* Collected material *
--
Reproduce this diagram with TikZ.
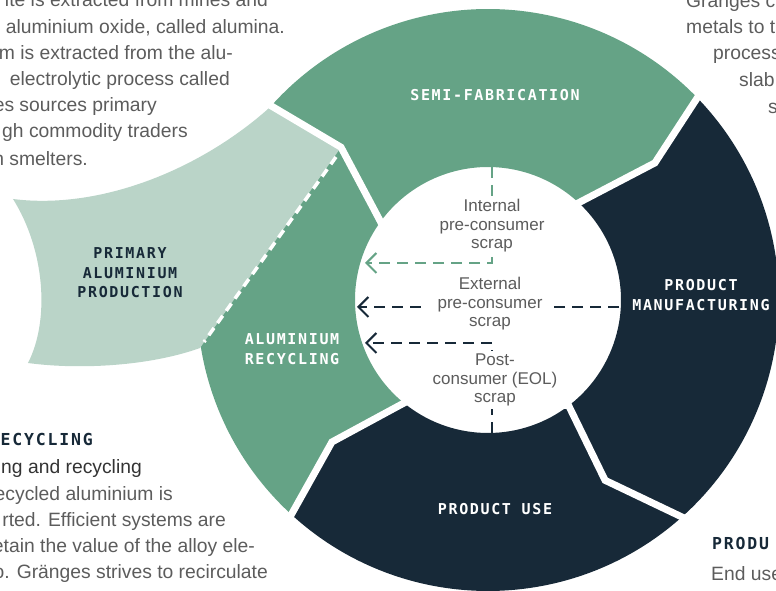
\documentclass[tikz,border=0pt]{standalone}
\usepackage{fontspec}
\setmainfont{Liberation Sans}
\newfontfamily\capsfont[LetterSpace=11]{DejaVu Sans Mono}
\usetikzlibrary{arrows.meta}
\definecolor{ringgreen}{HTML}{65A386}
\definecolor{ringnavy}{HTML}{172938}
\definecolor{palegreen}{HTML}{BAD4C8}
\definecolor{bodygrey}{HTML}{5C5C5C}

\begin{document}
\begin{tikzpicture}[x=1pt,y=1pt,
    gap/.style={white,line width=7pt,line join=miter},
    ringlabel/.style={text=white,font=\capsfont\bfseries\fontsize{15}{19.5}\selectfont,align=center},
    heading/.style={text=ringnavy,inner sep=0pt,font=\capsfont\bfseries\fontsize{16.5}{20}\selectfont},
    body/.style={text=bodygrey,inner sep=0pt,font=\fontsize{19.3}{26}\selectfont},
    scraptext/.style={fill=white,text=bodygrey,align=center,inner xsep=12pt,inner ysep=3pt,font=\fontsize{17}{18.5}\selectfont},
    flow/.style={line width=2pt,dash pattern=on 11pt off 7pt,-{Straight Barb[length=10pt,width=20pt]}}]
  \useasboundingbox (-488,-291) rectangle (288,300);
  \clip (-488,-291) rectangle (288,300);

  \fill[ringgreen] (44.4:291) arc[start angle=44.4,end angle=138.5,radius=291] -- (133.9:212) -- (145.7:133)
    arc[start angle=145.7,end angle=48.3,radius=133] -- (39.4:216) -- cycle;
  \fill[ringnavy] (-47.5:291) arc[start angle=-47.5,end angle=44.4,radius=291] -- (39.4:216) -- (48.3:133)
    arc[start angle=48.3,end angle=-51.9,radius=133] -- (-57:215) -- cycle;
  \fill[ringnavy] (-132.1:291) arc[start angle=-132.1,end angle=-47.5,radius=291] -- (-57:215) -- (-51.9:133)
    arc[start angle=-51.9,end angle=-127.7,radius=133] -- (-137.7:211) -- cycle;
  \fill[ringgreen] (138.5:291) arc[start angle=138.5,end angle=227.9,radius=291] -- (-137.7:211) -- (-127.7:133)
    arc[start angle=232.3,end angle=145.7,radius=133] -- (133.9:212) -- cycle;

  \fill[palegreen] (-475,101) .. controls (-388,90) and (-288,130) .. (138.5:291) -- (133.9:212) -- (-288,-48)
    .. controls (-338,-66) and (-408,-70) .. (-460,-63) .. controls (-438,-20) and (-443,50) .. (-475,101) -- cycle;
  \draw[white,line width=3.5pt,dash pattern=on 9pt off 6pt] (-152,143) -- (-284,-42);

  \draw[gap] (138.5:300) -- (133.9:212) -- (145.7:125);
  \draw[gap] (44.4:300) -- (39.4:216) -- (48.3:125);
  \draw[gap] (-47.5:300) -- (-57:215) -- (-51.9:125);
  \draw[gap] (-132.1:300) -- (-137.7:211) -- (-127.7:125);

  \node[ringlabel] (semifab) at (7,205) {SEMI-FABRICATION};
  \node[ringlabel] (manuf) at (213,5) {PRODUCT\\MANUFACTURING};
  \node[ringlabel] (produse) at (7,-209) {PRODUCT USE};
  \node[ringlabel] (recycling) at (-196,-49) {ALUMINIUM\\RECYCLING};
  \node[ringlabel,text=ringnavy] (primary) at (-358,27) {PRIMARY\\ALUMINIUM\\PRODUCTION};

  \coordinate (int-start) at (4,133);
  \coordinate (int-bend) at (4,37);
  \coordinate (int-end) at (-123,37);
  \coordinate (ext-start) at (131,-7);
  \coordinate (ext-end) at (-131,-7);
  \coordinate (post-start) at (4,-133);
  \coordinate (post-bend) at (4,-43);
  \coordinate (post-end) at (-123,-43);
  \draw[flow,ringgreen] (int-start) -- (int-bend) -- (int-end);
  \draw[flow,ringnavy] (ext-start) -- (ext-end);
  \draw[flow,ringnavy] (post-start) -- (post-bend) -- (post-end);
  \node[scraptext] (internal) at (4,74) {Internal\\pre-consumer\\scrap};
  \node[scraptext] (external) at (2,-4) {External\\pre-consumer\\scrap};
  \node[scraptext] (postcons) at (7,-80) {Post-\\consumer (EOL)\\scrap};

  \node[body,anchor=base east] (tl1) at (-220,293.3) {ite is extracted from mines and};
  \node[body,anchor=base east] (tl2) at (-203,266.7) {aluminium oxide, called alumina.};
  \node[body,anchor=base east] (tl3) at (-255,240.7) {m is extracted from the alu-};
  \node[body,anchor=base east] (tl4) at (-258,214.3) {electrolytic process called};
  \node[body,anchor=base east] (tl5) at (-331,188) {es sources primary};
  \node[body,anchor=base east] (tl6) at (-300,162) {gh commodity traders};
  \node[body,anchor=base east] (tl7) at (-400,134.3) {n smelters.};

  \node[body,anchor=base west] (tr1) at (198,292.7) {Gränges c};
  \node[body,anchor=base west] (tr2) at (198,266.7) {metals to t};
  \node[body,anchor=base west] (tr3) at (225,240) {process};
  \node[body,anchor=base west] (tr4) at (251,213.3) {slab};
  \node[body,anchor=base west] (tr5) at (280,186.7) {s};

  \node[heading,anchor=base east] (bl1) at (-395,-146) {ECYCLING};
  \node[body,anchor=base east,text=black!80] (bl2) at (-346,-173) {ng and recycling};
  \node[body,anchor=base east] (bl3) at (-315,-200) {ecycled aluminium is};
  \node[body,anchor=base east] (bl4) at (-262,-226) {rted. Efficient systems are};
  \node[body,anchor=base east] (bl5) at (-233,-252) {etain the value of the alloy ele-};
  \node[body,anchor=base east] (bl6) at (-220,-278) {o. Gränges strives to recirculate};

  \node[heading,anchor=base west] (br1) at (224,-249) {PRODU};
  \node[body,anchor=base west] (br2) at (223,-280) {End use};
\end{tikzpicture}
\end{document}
--
* What is being asked *
Write out each line of the listing above, exactly, from its first line to the line holding "arc[start angle=232.3,end angle=145.7,radius=133]", inclusive. Skip the pictures.

* Exercise response *
Reproduce this diagram with TikZ.
\documentclass[tikz,border=0pt]{standalone}
\usepackage{fontspec}
\setmainfont{Liberation Sans}
\newfontfamily\capsfont[LetterSpace=11]{DejaVu Sans Mono}
\usetikzlibrary{arrows.meta}
\definecolor{ringgreen}{HTML}{65A386}
\definecolor{ringnavy}{HTML}{172938}
\definecolor{palegreen}{HTML}{BAD4C8}
\definecolor{bodygrey}{HTML}{5C5C5C}

\begin{document}
\begin{tikzpicture}[x=1pt,y=1pt,
    gap/.style={white,line width=7pt,line join=miter},
    ringlabel/.style={text=white,font=\capsfont\bfseries\fontsize{15}{19.5}\selectfont,align=center},
    heading/.style={text=ringnavy,inner sep=0pt,font=\capsfont\bfseries\fontsize{16.5}{20}\selectfont},
    body/.style={text=bodygrey,inner sep=0pt,font=\fontsize{19.3}{26}\selectfont},
    scraptext/.style={fill=white,text=bodygrey,align=center,inner xsep=12pt,inner ysep=3pt,font=\fontsize{17}{18.5}\selectfont},
    flow/.style={line width=2pt,dash pattern=on 11pt off 7pt,-{Straight Barb[length=10pt,width=20pt]}}]
  \useasboundingbox (-488,-291) rectangle (288,300);
  \clip (-488,-291) rectangle (288,300);

  \fill[ringgreen] (44.4:291) arc[start angle=44.4,end angle=138.5,radius=291] -- (133.9:212) -- (145.7:133)
    arc[start angle=145.7,end angle=48.3,radius=133] -- (39.4:216) -- cycle;
  \fill[ringnavy] (-47.5:291) arc[start angle=-47.5,end angle=44.4,radius=291] -- (39.4:216) -- (48.3:133)
    arc[start angle=48.3,end angle=-51.9,radius=133] -- (-57:215) -- cycle;
  \fill[ringnavy] (-132.1:291) arc[start angle=-132.1,end angle=-47.5,radius=291] -- (-57:215) -- (-51.9:133)
    arc[start angle=-51.9,end angle=-127.7,radius=133] -- (-137.7:211) -- cycle;
  \fill[ringgreen] (138.5:291) arc[start angle=138.5,end angle=227.9,radius=291] -- (-137.7:211) -- (-127.7:133)
    arc[start angle=232.3,end angle=145.7,radius=133] -- (133.9:212) -- cycle;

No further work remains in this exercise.